A recent Los Angeles lawsuit brings up interesting legal questions as to whether or not an employee can be terminated for actions that his or her employer deems immoral. At issue is a lawsuit in which a former employee of a Christian college claims that she was subjected to wrongful termination from her position as a financial aid specialist.
The suit could trigger serious discussion about what constitutes proper grounds for dismissal and what is considered workplace discrimination As such, the outcome will be of interest to both employers and employees.
The woman involved in this case was called in to meet with her supervisor and the human resources director regarding rumors that she might be pregnant. She confirmed that she was expecting a child. Unexpectedly, the human resources manager gave her two options: she could either quit or be fired.

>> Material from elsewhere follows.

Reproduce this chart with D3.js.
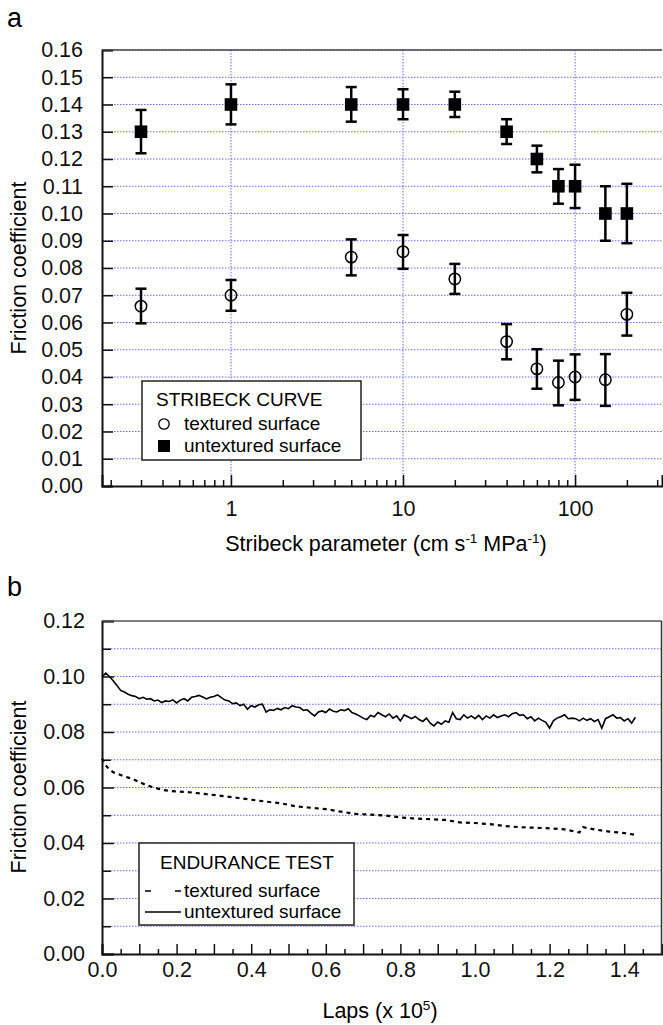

The former employee claims that she was not fired solely for being pregnant, but for violating the school’s “community covenant” which specifies that the school frowns upon acts which it considers to be out of line with religious values. Among these acts is premarital sex. The woman involved in this case was not married when she admitted that she was pregnant, but has since been wed.
Although the covenant does not specify what the repercussions may be for violating the code, the college appears to believe termination is the appropriate response. As the California case moves forward, more details are expected to emerge, and other present and former employees may come forward with similar stories. In cases of wrongful termination, victims can recover damages associated with their loss of employment, including but not limited to lost wages and benefits, if it’s determined that the employer’s actions violate state or federal employment laws.